Asia/US. Tracking overnight Wall St rally, Asian markets ended stronger as the softer -than expected reading on July CPI print (8.5%, forecast: 8.7%) that could reduce chances for a more aggressive rate hike in the 20-21 Sep FOMC meeting, boosted the market sentiment. Overnight, although July PPI showed a surprise decline from June (+9.8% YoY vs June: +10.4% YoY), Dow closed flat at 33,376 (+27.16 pts or +0.08%) whilst Nasdaq ( -74.8 pts or -0.58%) ended slightly lower at 12,779 as the rising 10-Y US yield (2.89%, +0.11%) dampened tech stocks. Nevertheless, bets that the Federal Reserve isn’t likely to dramatically step up the pace of monetary policy continue to gain traction, with the odds of a 75 basis point hike in September falling to 19% from 34% a day earlier.

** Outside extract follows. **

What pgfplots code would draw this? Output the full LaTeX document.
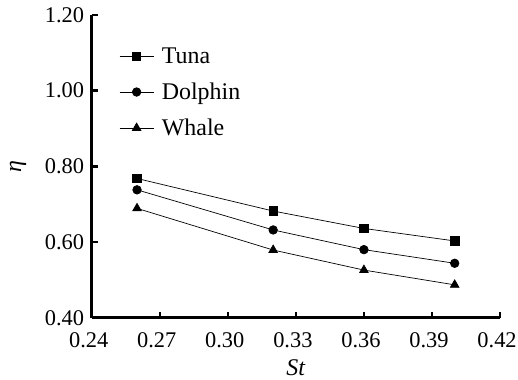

Malaysia: Tracking the regional market, KLCI ended 13pts higher to 1505.6, led by the strong rebound in heavyweights such as PMETAL, INARI, DIALOG and HLFG. In line with the overnight Nasdaq rally, KLTECH advanced 4.2% to 67.1, with PENTA, FRONTKN and UWC being the top performers. Market breadth (gainers/losers) improved to 2.41 from 0.40 a day ago in tandem with higher daily volume of 2.54bn (+17%) worth RM1.96bn (+16%).

TECHNICAL OUTLOOK: KLCI

Barring any sharp pullback below 1,475-1,483 supports, we reckon that the rally from 1,408 remains intact, and may revisit 1,512 (50% FR), 1,523 (100D MA) and 1,533 (200D MA) next after a brief consolidation, reflected by the weakening MACD and RSI. Conversely, a breakdown below the key supports may trigger further selldown toward 1,428-1,457 levels.

MARKET OUTLOOK

The recent rally in Wall St due to the slightly eased inflation date is expected to spur KLCI to revisit the stiff 1,500 to 1,512 (50% FR) overhead hurdles, posting a short-term trading opportunity in Bursa Malaysia. Over the mid-term, however, underlying sentiment could stay cautious as we brace for the ongoing Aug reporting season (to gauge how the labour shortage, rising raw material costs, higher minimum wage and supply chain issues affect corporate earnings) and Malaysia’s 2Q22 GDP print on 12 Aug. Meanwhile, expectations of a slower 2H22 GDP growth in Malaysia amid rising interest rates and global economic slowdown, speculation of an early GE15 before Dec 2022, as well as escalating US-China tensions may continue to dampen sentiment, capping upside near 1,523 (100D MA), 1,533 (200D MA) and 1,571 (76.4% FR) levels next.